If so, the solution should be posted and the thread closed.
This was my assumption as well, and alluded to that in when I asked a question above. I don’t think the breaker ever got reset.
The OP comes back to the thread and refers to the Tripped position:
And a bunch of posters commented on how it likely wasn’t Off but Tripped.
And the problem is, if you try to set a breaker back to the On position from Tripped, it just goes back to Tripped, not because there’s still a fault somewhere in the circuit, but because you didn’t reset it to Off before setting it back to On.
Eh, some of the new “spark detection” breakers will trip whenever you attempt to plug in an old electric motor. Like a vacuum cleaner or power tool. Because if any of the bristles on the metal brush that spins have worn down they create a tiny spark with each rotation. That feels like a whim when it happens to you.
Supposedly the newer algorithms can recognize the “normal” waveform signatures produced by brushes & commutators, and not trip when they’re encountered.

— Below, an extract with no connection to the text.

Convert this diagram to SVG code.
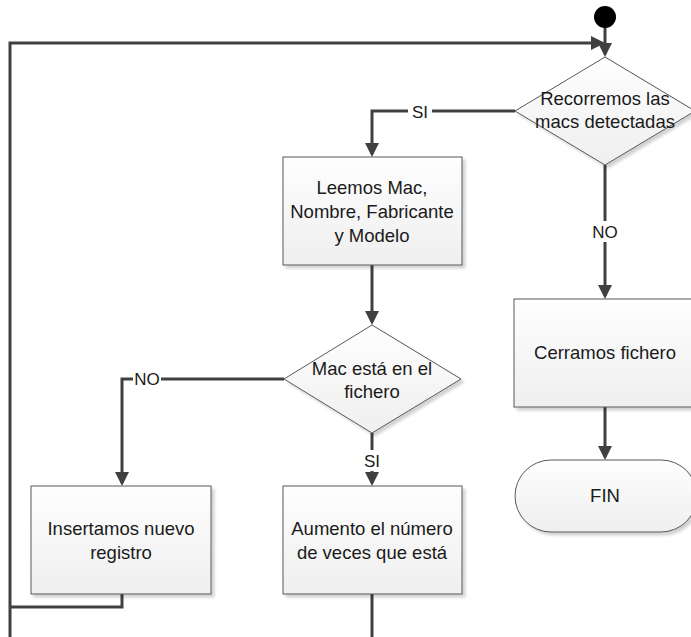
<svg xmlns="http://www.w3.org/2000/svg" width="691" height="637" viewBox="0 0 691 637">
<style>
.shape{fill:url(#g);stroke:#595959;stroke-width:1;filter:url(#sh)}
.conn{fill:none;stroke:#404040;stroke-width:3}
.t{font-family:"Liberation Sans",Arial,sans-serif;font-size:18.5px;fill:#1a1a1a;text-anchor:middle}
.lbl{font-family:"Liberation Sans",Arial,sans-serif;font-size:17px;fill:#1a1a1a;text-anchor:middle}
.bg{fill:#ffffff}
</style>
<defs>
<linearGradient id="g" x1="0" y1="0" x2="0" y2="1">
<stop offset="0" stop-color="#fefefe"/>
<stop offset="1" stop-color="#efefef"/>
</linearGradient>
<filter id="sh" x="-10%" y="-10%" width="130%" height="130%">
<feGaussianBlur in="SourceAlpha" stdDeviation="1.5"/>
<feOffset dx="3" dy="3" result="o"/>
<feComponentTransfer><feFuncA type="linear" slope="0.18"/></feComponentTransfer>
<feMerge><feMergeNode/><feMergeNode in="SourceGraphic"/></feMerge>
</filter>
<marker id="arr" markerUnits="userSpaceOnUse" markerWidth="15" markerHeight="15" refX="11" refY="7" orient="auto">
<path d="M0,0 L14,7 L0,14 z" fill="#404040"/>
</marker>
</defs>

<g id="connectors">
<line class="conn" x1="605" y1="27" x2="605" y2="54" marker-end="url(#arr)"/>
<path class="conn" d="M10,637 V43 H602" marker-end="url(#arr)"/>
<path class="conn" d="M515,111 H372 V154" marker-end="url(#arr)"/>
<path class="conn" d="M372,265 V322" marker-end="url(#arr)"/>
<path class="conn" d="M284,379 H122 V483" marker-end="url(#arr)"/>
<path class="conn" d="M372,433 V483" marker-end="url(#arr)"/>
<path class="conn" d="M605,165 V296" marker-end="url(#arr)"/>
<path class="conn" d="M605,407 V457" marker-end="url(#arr)"/>
<path class="conn" d="M122,594 V607 H10"/>
<path class="conn" d="M372,594 V637"/>
<rect class="bg" x="408" y="101" width="24" height="21"/>
<text class="lbl" x="420" y="118">SI</text>
<rect class="bg" x="133" y="368" width="28" height="21"/>
<text class="lbl" x="147" y="385">NO</text>
<rect class="bg" x="360" y="450" width="24" height="21"/>
<text class="lbl" x="372" y="467">SI</text>
<rect class="bg" x="591" y="221" width="28" height="21"/>
<text class="lbl" x="605" y="238">NO</text>
</g>

<g id="start">
<circle cx="605" cy="17" r="11" fill="#000000"/>
</g>

<g id="d1">
<polygon class="shape" points="605,57 695,111 605,165 515,111"/>
<text class="t" x="605" y="105">Recorremos las</text>
<text class="t" x="605" y="128">macs detectadas</text>
</g>

<g id="b1">
<rect class="shape" x="283" y="157" width="179" height="108"/>
<text class="t" x="372" y="194">Leemos Mac,</text>
<text class="t" x="372" y="218">Nombre, Fabricante</text>
<text class="t" x="372" y="242">y Modelo</text>
</g>

<g id="d2">
<polygon class="shape" points="372,325 461,379 372,433 284,379"/>
<text class="t" x="372" y="375">Mac está en el</text>
<text class="t" x="372" y="398">fichero</text>
</g>

<g id="b3">
<rect class="shape" x="31" y="486" width="180" height="108"/>
<text class="t" x="121" y="535">Insertamos nuevo</text>
<text class="t" x="121" y="559">registro</text>
</g>

<g id="b4">
<rect class="shape" x="283" y="486" width="179" height="108"/>
<text class="t" x="372" y="535">Aumento el número</text>
<text class="t" x="372" y="559">de veces que está</text>
</g>

<g id="b5">
<rect class="shape" x="514" y="299" width="182" height="108"/>
<text class="t" x="605" y="359">Cerramos fichero</text>
</g>

<g id="fin">
<rect class="shape" x="515" y="460" width="182" height="72" rx="36" ry="36"/>
<text class="t" x="605" y="502">FIN</text>
</g>
</svg>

Not sure how well they perform in real-world situations, though.
I know of a couple homeowners who have gotten so sick and tired of nuisance trips from AFCBs that they replaced them w/ traditional breakers. (Disclaimer: I am not suggesting you or anyone else do this, though.)
One would think that modern microcontrollers could be programmed to ignore a small arc that appears at multiples of 60Hz…
After failing to run the cleaning lady’s vacuum cleaner or any of the floor guy’s tools, i replaced some of my fancy new breakers with old ones. They are less safe than the new ones. They also let me use power tools in the workshop.
I’ve had problems with sparky, motory devices tripping ground fault circuit interrupters which ‘break open’ for reasons other than overcurrent. Doubly annoying since, unlike a breaker or fuse, I know there isn’t really a safety problem but I still have to go push the button to resume.
Edit: reply intended for continued discussion, no OP
The OP said the breaker was for a water heater, so is should be a plain vanilla breaker - no GFCI, no arc fault.